The check on the problem is in some ways the most fundamental criticism of all. This part of the course would indicate how a revised formulation of a problem may be decisive, how background theories can unconsciously direct how problems are identified and formulated, how fashions and fads (and funding) can dictate the directions of intellectual effort. It would lead to a study of the history of ideas, showing that problems have histories, that philosophical problems usually have their roots elsewhere, in science, or religion or in social and moral dilemmas, that powerful themes can leak from one discipline to another and preoccupations often run in parallel in more than one field.
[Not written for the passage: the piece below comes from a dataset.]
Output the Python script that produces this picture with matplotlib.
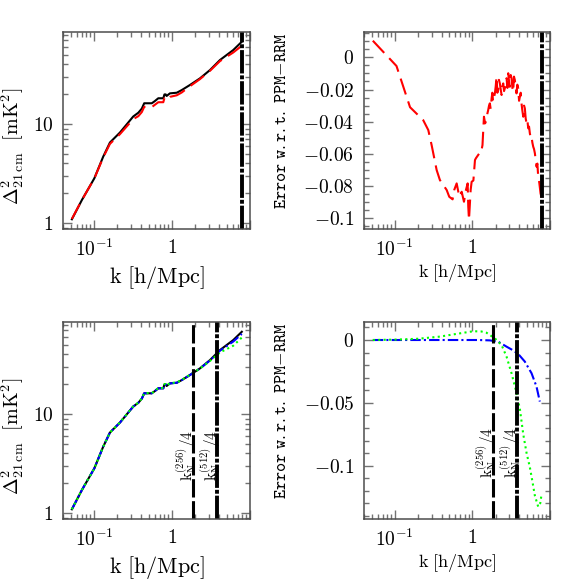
import numpy as np
import matplotlib
matplotlib.use('Agg')
import matplotlib.pyplot as plt
from matplotlib.ticker import LogLocator, MultipleLocator, FuncFormatter, NullFormatter

plt.rcParams['mathtext.fontset'] = 'cm'
plt.rcParams['font.family'] = ['DejaVu Serif']

# --- power spectrum, reference run (black) and PPM run (red) ---
k_ps = [0.052, 0.07, 0.101, 0.131, 0.160, 0.215, 0.318, 0.37, 0.41, 0.44, 0.55, 0.60,
        0.667, 0.773, 0.80, 0.83, 0.853, 0.94, 1.15, 1.33, 1.7, 2.28, 3.07, 4.12, 6.1, 7.85]
ps_ref = [1.09, 1.71, 2.83, 4.67, 6.5, 8.2, 11.9, 13.0, 14.3, 16.2, 16.2, 17.0,
          18.2, 18.2, 19.9, 19.9, 19.2, 20.4, 20.7, 22.0, 24.8, 28.9, 35.1, 44.3, 55.9, 67.8]
ps_ppm = [1.10, 1.71, 2.82, 4.59, 6.3, 7.9, 11.2, 12.0, 13.2, 14.9, 14.8, 15.6,
          16.6, 16.6, 18.3, 18.3, 17.6, 18.8, 19.5, 20.8, 24.1, 28.4, 34.5, 43.2, 52.8, 61.8]
# bottom: two resolutions
ps_512 = [1.09, 1.71, 2.83, 4.67, 6.5, 8.2, 11.9, 13.0, 14.3, 16.2, 16.2, 17.0,
          18.2, 18.2, 19.9, 19.9, 19.2, 20.4, 20.7, 22.0, 24.8, 28.8, 34.8, 43.7, 54.0, 64.5]
ps_256 = [1.09, 1.71, 2.83, 4.67, 6.5, 8.22, 11.93, 13.04, 14.34, 16.27, 16.28, 17.09,
          18.3, 18.31, 20.02, 20.03, 19.33, 20.54, 20.85, 22.14, 24.95, 28.8, 34.4, 41.9, 49.0, 59.3]

# --- relative error, top right ---
k_err = [0.052, 0.105, 0.157, 0.232, 0.27, 0.298, 0.346, 0.381, 0.421, 0.466, 0.503, 0.556,
         0.583, 0.627, 0.678, 0.728, 0.779, 0.826, 0.869, 0.885, 0.904, 0.95, 0.978, 1.03,
         1.08, 1.11, 1.23, 1.29, 1.35, 1.41, 1.46, 1.52, 1.56, 1.60, 1.64, 1.68, 1.72, 1.77,
         1.81, 1.85, 1.90, 1.95, 2.0, 2.05, 2.10, 2.15, 2.20, 2.26, 2.32, 2.38, 2.44, 2.50,
         2.56, 2.62, 2.69, 2.76, 2.83, 2.90, 2.97, 3.04, 3.12, 3.20, 3.28, 3.36, 3.44, 3.53,
         3.62, 3.71, 3.80, 3.90, 4.0, 4.10, 4.20, 4.30, 4.41, 4.53, 4.64, 4.75, 4.87, 5.00,
         5.12, 5.25, 5.38, 5.51, 5.65, 5.79, 5.94, 6.09, 6.24, 6.40, 6.56, 6.72, 6.89, 7.06,
         7.3, 7.57, 7.85]
err_ppm = [0.0103, -0.0054, -0.031, -0.039, -0.0452, -0.0545, -0.070, -0.0762, -0.0793, -0.0824,
           -0.0866, -0.0882, -0.0824, -0.0783, -0.0866, -0.0835, -0.0897, -0.0824, -0.0783, -0.0928,
           -0.101, -0.0824, -0.0773, -0.0765, -0.0638, -0.0627, -0.0596, -0.0596, -0.0545, -0.0369,
           -0.041, -0.039, -0.035, -0.0327, -0.030, -0.0286, -0.032, -0.0255, -0.022, -0.0276,
           -0.025, -0.0224, -0.018, -0.012, -0.022, -0.0203, -0.014, -0.0162, -0.020, -0.0234,
           -0.018, -0.0162, -0.021, -0.0193, -0.016, -0.013, -0.019, -0.0099, -0.015, -0.0183,
           -0.011, -0.013, -0.019, -0.0214, -0.012, -0.0141, -0.019, -0.0224, -0.017, -0.0193,
           -0.027, -0.0245, -0.022, -0.0286, -0.033, -0.0369, -0.030, -0.0317, -0.038, -0.041,
           -0.039, -0.0441, -0.043, -0.0472, -0.050, -0.0493, -0.053, -0.0555, -0.057, -0.0596,
           -0.064, -0.0679, -0.066, -0.0741, -0.078, -0.0845, -0.0876]

# --- relative error, bottom right ---
k_err512 = [0.052, 0.5, 1.2, 1.68, 2.15, 2.76, 3.3, 3.9, 4.75, 5.8, 6.72, 7.41]
err_512 = [0.0, 0.0, 0.0, -0.0003, -0.0013, -0.0053, -0.008, -0.0111, -0.0172, -0.0265, -0.0372, -0.049]
k_err256 = [0.052, 0.1, 0.2, 0.38, 0.69, 1.03, 1.3, 1.52, 1.95, 2.38, 2.76, 3.2, 3.64, 4.1,
            4.53, 5.0, 5.5, 6.0, 6.4, 7.06, 7.5, 7.8]
err_256 = [0.0, 0.0003, 0.001, 0.0027, 0.0053, 0.007, 0.0068, 0.0058, 0.0013, -0.004, -0.0133,
           -0.0265, -0.040, -0.055, -0.075, -0.090, -0.101, -0.114, -0.124, -0.1327, -0.130, -0.123]

k_cut_top = 7.85
k_n256 = 1.85
k_n512 = 3.75

DASH = (0, (8, 3.5))
DASHDOT = (0, (5, 1.5, 1, 1.5))
DOT = (0, (1, 1.6))
THICK_DD = (0, (6, 0.5, 1, 0.5))


def xlog_fmt(v, pos):
    if abs(v - 0.1) < 1e-9:
        return r'$10^{-1}$'
    if abs(v - 1) < 1e-9:
        return r'$1$'
    return ''


def ylog_fmt(v, pos):
    if abs(v - 1) < 1e-9:
        return r'$1$'
    if abs(v - 10) < 1e-9:
        return r'$10$'
    return ''


def lin_fmt(v, pos):
    if abs(v) < 1e-9:
        return r'$0$'
    return r'$%g$' % v


def style(ax):
    for sp in ax.spines.values():
        sp.set_color('0.3')
        sp.set_linewidth(1.1)
    ax.tick_params(which='both', direction='in', top=True, right=True,
                   color='0.45', width=1, labelsize=14, pad=7)
    ax.tick_params(which='major', length=6.5)
    ax.tick_params(which='minor', length=3.6)
    ax.set_xscale('log')
    ax.set_xlim(0.04, 10)
    ax.xaxis.set_major_locator(LogLocator(base=10))
    ax.xaxis.set_minor_locator(LogLocator(base=10, subs=np.arange(2, 10)))
    ax.xaxis.set_major_formatter(FuncFormatter(xlog_fmt))
    ax.xaxis.set_minor_formatter(NullFormatter())


def style_ps(ax):
    style(ax)
    ax.set_yscale('log')
    ax.set_ylim(0.87, 85)
    ax.yaxis.set_major_locator(LogLocator(base=10))
    ax.yaxis.set_minor_locator(LogLocator(base=10, subs=np.arange(2, 10)))
    ax.yaxis.set_major_formatter(FuncFormatter(ylog_fmt))
    ax.yaxis.set_minor_formatter(NullFormatter())
    ax.set_xlabel(r'$\mathrm{k\ [h/Mpc]}$', fontsize=16)
    ax.set_ylabel(r'$\Delta^2_{\mathrm{21\,cm}}\ \ [\mathrm{mK^2}]$', fontsize=14.5)
    ax.xaxis.set_label_coords(0.5, -0.18)
    ax.yaxis.set_label_coords(-0.2, 0.42)


def style_err(ax, ylim, major, minor):
    style(ax)
    ax.set_ylim(*ylim)
    ax.yaxis.set_major_locator(MultipleLocator(major))
    ax.yaxis.set_minor_locator(MultipleLocator(minor))
    ax.yaxis.set_major_formatter(FuncFormatter(lin_fmt))
    ax.set_xlabel(r'$\mathrm{k\ [h/Mpc]}$', fontsize=13)
    ax.set_ylabel(r'$\mathtt{Error\ w.r.t.\ PPM{-}RRM}$', fontsize=12.5)
    ax.xaxis.set_label_coords(0.5, -0.17)
    ax.yaxis.set_label_coords(-0.4, 0.548)


fig = plt.figure(figsize=(5.81, 5.81), dpi=100)
ax1 = fig.add_axes([0.1084, 0.6059, 0.3219, 0.339])
ax2 = fig.add_axes([0.6265, 0.6059, 0.320, 0.339])
ax3 = fig.add_axes([0.1084, 0.1067, 0.3219, 0.339])
ax4 = fig.add_axes([0.6265, 0.1067, 0.320, 0.339])

# top left
ax1.plot(k_ps, ps_ref, color='k', lw=1.5)
ax1.plot(k_ps, ps_ppm, color='r', lw=1.5, ls=DASH)
ax1.axvline(k_cut_top, color='k', lw=2.8, ls=THICK_DD)
style_ps(ax1)

# top right
ax2.plot(k_err, err_ppm, color='r', lw=1.5, ls=DASH)
ax2.axvline(k_cut_top, color='k', lw=2.8, ls=THICK_DD)
style_err(ax2, (-0.1066, 0.0157), 0.02, 0.005)

# bottom left
ax3.plot(k_ps, ps_ref, color='k', lw=1.5)
ax3.plot(k_ps, ps_512, color='b', lw=1.5, ls=DASHDOT)
ax3.plot(k_ps, ps_256, color='#00ff00', lw=1.5, ls=DOT)
ax3.axvline(k_n256, color='k', lw=2.2, ls=(0, (6, 1.2)))
ax3.axvline(k_n512, color='k', lw=2.8, ls=THICK_DD)
style_ps(ax3)
for kx, lab in [(k_n256, r'$\mathrm{k_N^{(256)}/4}$'), (k_n512, r'$\mathrm{k_N^{(512)}/4}$')]:
    ax3.text(kx, 2.1, lab, rotation=90, rotation_mode='anchor', ha='left', va='baseline', fontsize=11)

# bottom right
ax4.plot(k_err512, err_512, color='b', lw=1.5, ls=DASHDOT)
ax4.plot(k_err256, err_256, color='#00ff00', lw=1.5, ls=DOT)
ax4.axvline(k_n256, color='k', lw=2.2, ls=(0, (6, 1.2)))
ax4.axvline(k_n512, color='k', lw=2.8, ls=THICK_DD)
style_err(ax4, (-0.1425, 0.0143), 0.05, 0.01)
for kx, lab in [(k_n256, r'$\mathrm{k_N^{(256)}/4}$'), (k_n512, r'$\mathrm{k_N^{(512)}/4}$')]:
    ax4.text(kx, -0.110, lab, rotation=90, rotation_mode='anchor', ha='left', va='baseline', fontsize=11)

fig.savefig('out.png', dpi=100)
The section on logic would call for study of both the formal and informal methods of argument. Formal logic concerns rules of inference and the way that logical steps can be used to draw out the consequences of an argument or of a scientific theory, perhaps for testing or for technological application. Informal logic encompasses the tricks of debate that may be used to cover up logical and factual defects in a position. Discourse by politicians, theologians, creation scientists and advertisers would furnish material for critical study.

 

All of this could lead to exploratory reading of the Great Philosophers, though preferably not until the students have a firm sense of their own interests and problems. In this mood they might be less deferential to the greats, more critical and at the same time more willing to learn. This would contrast with the traditional situation where the young student is confronted with soaring abstractions and profound arguments utterly unconnected with the historical background or the problem situations which agitated the titans of the past. The novice is completely overwhelmed (who am I to criticise the great?) or else clings to a critique provided by the teacher. The usual result is either a student who is indoctrinated into a system of thought, or else a person who is skilled in certain methods and techniques without any sense of purpose or perspective. No course can be rendered failsafe against authoritarian teachers, or against complete lack of interest on the part of students but the approach sketched above would provide interested people with a chance to avoid the more obvious dead ends of contemporary philosophy, and to apply imaginative criticism to their own professional and personal concerns.